** BEGIN **
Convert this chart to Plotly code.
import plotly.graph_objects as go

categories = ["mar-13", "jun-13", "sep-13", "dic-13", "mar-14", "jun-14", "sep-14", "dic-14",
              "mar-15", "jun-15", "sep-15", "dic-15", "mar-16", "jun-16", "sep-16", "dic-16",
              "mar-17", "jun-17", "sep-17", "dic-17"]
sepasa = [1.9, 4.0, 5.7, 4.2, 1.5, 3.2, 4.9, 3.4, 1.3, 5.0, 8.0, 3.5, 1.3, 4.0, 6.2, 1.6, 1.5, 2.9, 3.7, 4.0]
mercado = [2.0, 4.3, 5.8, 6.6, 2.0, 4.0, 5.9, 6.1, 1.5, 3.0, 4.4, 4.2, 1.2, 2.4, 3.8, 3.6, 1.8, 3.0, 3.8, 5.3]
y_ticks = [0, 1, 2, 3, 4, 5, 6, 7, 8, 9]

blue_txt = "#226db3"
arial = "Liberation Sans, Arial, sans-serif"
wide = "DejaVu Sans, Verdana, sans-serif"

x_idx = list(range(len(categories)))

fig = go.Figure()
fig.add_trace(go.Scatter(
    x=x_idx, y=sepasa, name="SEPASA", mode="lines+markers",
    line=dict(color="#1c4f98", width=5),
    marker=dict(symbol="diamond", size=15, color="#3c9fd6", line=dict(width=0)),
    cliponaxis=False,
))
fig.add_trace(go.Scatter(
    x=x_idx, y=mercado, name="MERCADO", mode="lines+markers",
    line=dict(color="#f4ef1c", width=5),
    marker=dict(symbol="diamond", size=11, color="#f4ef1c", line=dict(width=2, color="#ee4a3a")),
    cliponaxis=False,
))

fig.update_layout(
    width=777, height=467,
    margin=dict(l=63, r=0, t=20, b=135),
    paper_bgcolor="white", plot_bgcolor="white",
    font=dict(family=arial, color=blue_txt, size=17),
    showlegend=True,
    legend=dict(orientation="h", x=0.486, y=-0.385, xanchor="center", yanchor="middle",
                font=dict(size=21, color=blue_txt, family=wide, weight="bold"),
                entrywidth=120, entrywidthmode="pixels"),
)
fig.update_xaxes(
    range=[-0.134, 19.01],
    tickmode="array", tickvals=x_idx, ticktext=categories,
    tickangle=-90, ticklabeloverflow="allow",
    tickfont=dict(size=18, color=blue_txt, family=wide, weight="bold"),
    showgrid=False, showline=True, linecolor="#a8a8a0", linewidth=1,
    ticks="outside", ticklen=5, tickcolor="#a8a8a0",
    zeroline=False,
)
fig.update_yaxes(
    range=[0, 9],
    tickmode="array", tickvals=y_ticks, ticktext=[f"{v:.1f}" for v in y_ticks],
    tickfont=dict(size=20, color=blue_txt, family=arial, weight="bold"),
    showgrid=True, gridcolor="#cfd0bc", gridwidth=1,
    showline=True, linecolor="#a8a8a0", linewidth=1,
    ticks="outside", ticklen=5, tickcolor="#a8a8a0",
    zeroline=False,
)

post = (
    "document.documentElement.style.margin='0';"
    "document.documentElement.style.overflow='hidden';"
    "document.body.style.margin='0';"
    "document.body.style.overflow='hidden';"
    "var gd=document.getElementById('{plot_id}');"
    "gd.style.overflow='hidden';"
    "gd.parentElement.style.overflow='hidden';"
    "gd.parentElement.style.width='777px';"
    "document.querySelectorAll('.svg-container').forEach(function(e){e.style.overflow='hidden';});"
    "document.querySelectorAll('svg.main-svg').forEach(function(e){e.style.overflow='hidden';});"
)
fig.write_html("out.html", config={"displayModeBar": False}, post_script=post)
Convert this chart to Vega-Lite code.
** END **
Goal.
Starting at the first line of the data above, please restate word for word every line up to and including the one that holds "import plotly.graph_objects as go", and add nothing else.

Reply.
Convert this chart to Plotly code.
import plotly.graph_objects as go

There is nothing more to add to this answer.